Al-doped Bi2Se3 nanoparticulate semiconductors with controlled resonance states for enhanced thermoelectric efficiency

Abstract

The generally lower thermoelectric figure of merit (zT < 0.1) of eco-friendly Bi2Se3 semiconductors constrains the waste energy conversion efficiency in the resulting devices compared to a relatively toxic Bi2Te3. We strategically introduce an aluminium (Al) dopant to create resonance states near the Fermi level and obtain Al–Bi2Se3 nanoparticulate semiconductors with enhanced zT. As an electron feeder, these resonance states significantly improve transport properties within the Al–Bi2Se3 semiconductors. The theoretical calculation shows the creation of the resonance states by hybridizing the dopant's s-orbitals with the host's p-orbitals near the Fermi level.
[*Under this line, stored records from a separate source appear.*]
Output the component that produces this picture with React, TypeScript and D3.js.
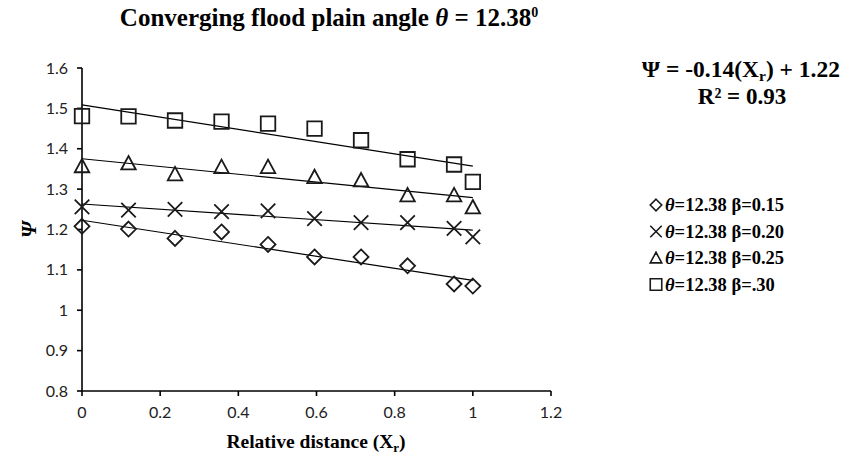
import React from "react";
import * as d3 from "d3";

const xValues = [0, 0.119, 0.238, 0.357, 0.476, 0.595, 0.714, 0.833, 0.952, 1.0];
const psiBeta015 = [1.208, 1.201, 1.178, 1.194, 1.163, 1.132, 1.132, 1.11, 1.065, 1.06];
const psiBeta020 = [1.256, 1.248, 1.25, 1.244, 1.246, 1.227, 1.217, 1.217, 1.203, 1.182];
const psiBeta025 = [1.357, 1.364, 1.337, 1.355, 1.355, 1.33, 1.322, 1.285, 1.285, 1.255];
const psiBeta030 = [1.481, 1.48, 1.47, 1.467, 1.462, 1.45, 1.421, 1.374, 1.361, 1.318];
const seriesValues = [psiBeta015, psiBeta020, psiBeta025, psiBeta030];
const seriesMarkers = ["diamond", "cross", "triangle", "square"];
const seriesLabels = ["=12.38 β=0.15", "=12.38 β=0.20", "=12.38 β=0.25", "=12.38 β=.30"];
const xTicks = [0, 0.2, 0.4, 0.6, 0.8, 1, 1.2];
const yTicks = [0.8, 0.9, 1, 1.1, 1.2, 1.3, 1.4, 1.5, 1.6];

function markerPath(kind: string, s: number): string {
  const h = s / 2;
  if (kind === "diamond") return `M0,${-h}L${h},0L0,${h}L${-h},0Z`;
  if (kind === "square") return `M${-h},${-h}H${h}V${h}H${-h}Z`;
  if (kind === "triangle") return `M0,${-h}L${h},${h * 0.85}L${-h},${h * 0.85}Z`;
  return `M${-h},${-h}L${h},${h}M${h},${-h}L${-h},${h}`;
}

function fit(xs: number[], ys: number[]) {
  const mx = d3.mean(xs) as number;
  const my = d3.mean(ys) as number;
  const sxy = d3.sum(xs, (x, i) => (x - mx) * (ys[i] - my));
  const sxx = d3.sum(xs, (x) => (x - mx) * (x - mx));
  const slope = sxy / sxx;
  return { slope, intercept: my - slope * mx };
}

export default function App() {
  const W = 845, H = 455;
  const x = d3.scaleLinear().domain([0, 1.2]).range([82, 551]);
  const y = d3.scaleLinear().domain([0.8, 1.6]).range([391, 68]);
  const serif = "'Liberation Serif', 'Times New Roman', serif";
  const sans = "Lato, 'Open Sans', sans-serif";
  const [x0, x1] = d3.extent(xValues) as [number, number];

  return (
    <svg width={W} height={H} style={{ position: "absolute", left: 0, top: 0, background: "#fff" }}>
      <rect width={W} height={H} fill="#fff" />
      {/* title */}
      <text x={329} y={26} textAnchor="middle" fontFamily={serif} fontWeight="bold" fontSize={25} fill="#000">
        Converging flood plain angle <tspan fontStyle="italic">θ</tspan> = 12.38
        <tspan fontSize={14} dy={-9}>0</tspan>
      </text>

      {/* axes */}
      <g stroke="#000" strokeWidth={1.6} fill="none">
        <line x1={x(0)} x2={x(1.2)} y1={y(0.8)} y2={y(0.8)} />
        <line x1={x(0)} x2={x(0)} y1={y(0.8)} y2={y(1.6)} />
        {xTicks.map((t) => (
          <line key={"xt" + t} x1={x(t)} x2={x(t)} y1={y(0.8)} y2={y(0.8) + 5} />
        ))}
        {yTicks.map((t) => (
          <line key={"yt" + t} x1={x(0) - 5} x2={x(0)} y1={y(t)} y2={y(t)} />
        ))}
      </g>
      <g fontFamily={sans} fontSize={16} fill="#222">
        {xTicks.map((t) => (
          <text key={"xl" + t} x={x(t)} y={y(0.8) + 27} textAnchor="middle">{String(t)}</text>
        ))}
        {yTicks.map((t) => (
          <text key={"yl" + t} x={x(0) - 14} y={y(t) + 5.5} textAnchor="end">{String(t)}</text>
        ))}
      </g>

      {/* axis titles */}
      <text x={316} y={448} textAnchor="middle" fontFamily={serif} fontWeight="bold" fontSize={19.5} fill="#000">
        Relative distance (X<tspan fontSize={13} dy={4}>r</tspan><tspan dy={-4}>)</tspan>
      </text>
      <text transform={`translate(36,${y(1.2)}) rotate(-90)`} textAnchor="middle" fontFamily={serif} fontWeight="bold" fontStyle="italic" fontSize={21} fill="#000">
        Ψ
      </text>

      {/* trend lines */}
      <g stroke="#000" strokeWidth={1.2}>
        {seriesValues.map((vals, i) => {
          const f = fit(xValues, vals);
          return (
            <line key={"fit" + i} x1={x(x0)} y1={y(f.intercept + f.slope * x0)} x2={x(x1)} y2={y(f.intercept + f.slope * x1)} />
          );
        })}
      </g>

      {/* markers */}
      <g stroke="#1a1a1a" strokeWidth={1.8} fill="none">
        {seriesValues.map((vals, i) =>
          vals.map((v, j) => (
            <path key={`m${i}-${j}`} d={markerPath(seriesMarkers[i], seriesMarkers[i] === "diamond" ? 15 : 14.5)} transform={`translate(${x(xValues[j])},${y(v)})`} />
          ))
        )}
      </g>

      {/* equation */}
      <text x={840} y={77} textAnchor="end" fontFamily={serif} fontWeight="bold" fontSize={23.5} fill="#000">
        Ψ = -0.14(X<tspan fontSize={15.5} dy={4}>r</tspan><tspan dy={-4}>) + 1.22</tspan>
      </text>
      <text x={742} y={104} textAnchor="middle" fontFamily={serif} fontWeight="bold" fontSize={23} fill="#000">
        R² = 0.93
      </text>

      {/* legend */}
      {seriesLabels.map((lab, i) => {
        const cy = 211 + i * 26.5;
        return (
          <g key={"lg" + i}>
            <path d={markerPath(seriesMarkers[i], 11.5)} transform={`translate(656,${cy - 6})`} stroke="#1a1a1a" strokeWidth={1.6} fill="none" />
            <text x={665} y={cy} fontFamily={serif} fontWeight="bold" fontSize={18.5} fill="#000">
              <tspan fontStyle="italic">θ</tspan>{lab}
            </text>
          </g>
        );
      })}
    </svg>
  );
}
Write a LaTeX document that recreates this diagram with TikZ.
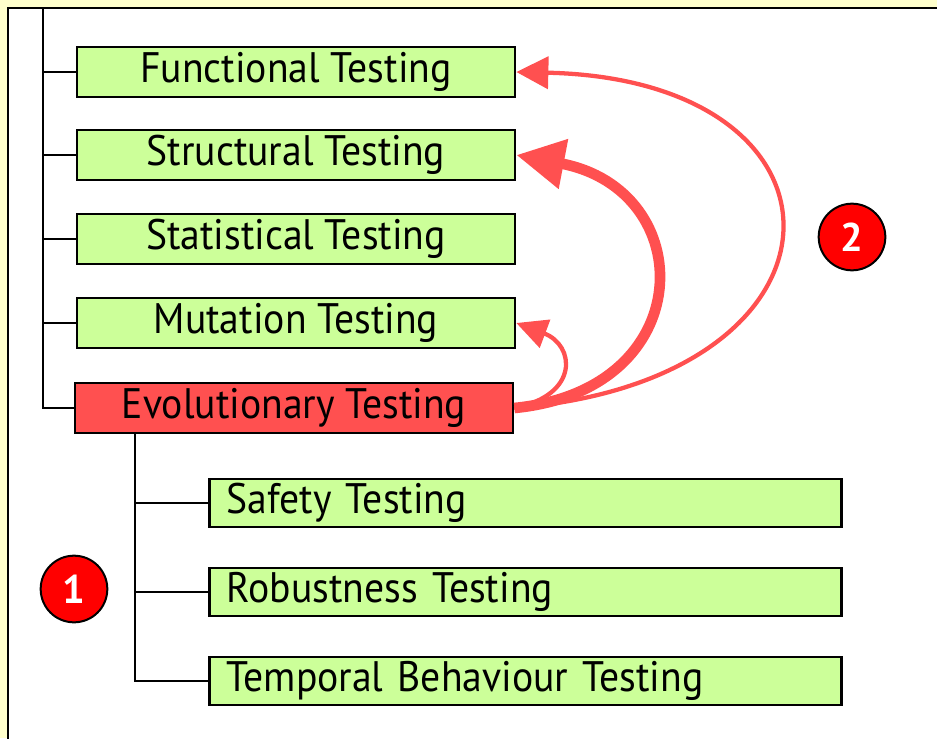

The Al–Bi2Se3 semiconductors effectively moderate electron concentration and the Seebeck-dependent effective mass, resulting in an ultrahigh zT of 0.57 over a broad temperature range of 300–473 K. The nanoparticle size (20 nm) efficiently impedes the propagation of lattice vibration, leading to an ultralow total thermal conductivity of 0.399 Wm−1/K. In contrast to conventional doping approaches, our strategic resonance doping is pivotal to enhancing the thermoelectric performance of the Bi2Se3 semiconductors and providing a pathway for synthesizing other semiconductor materials.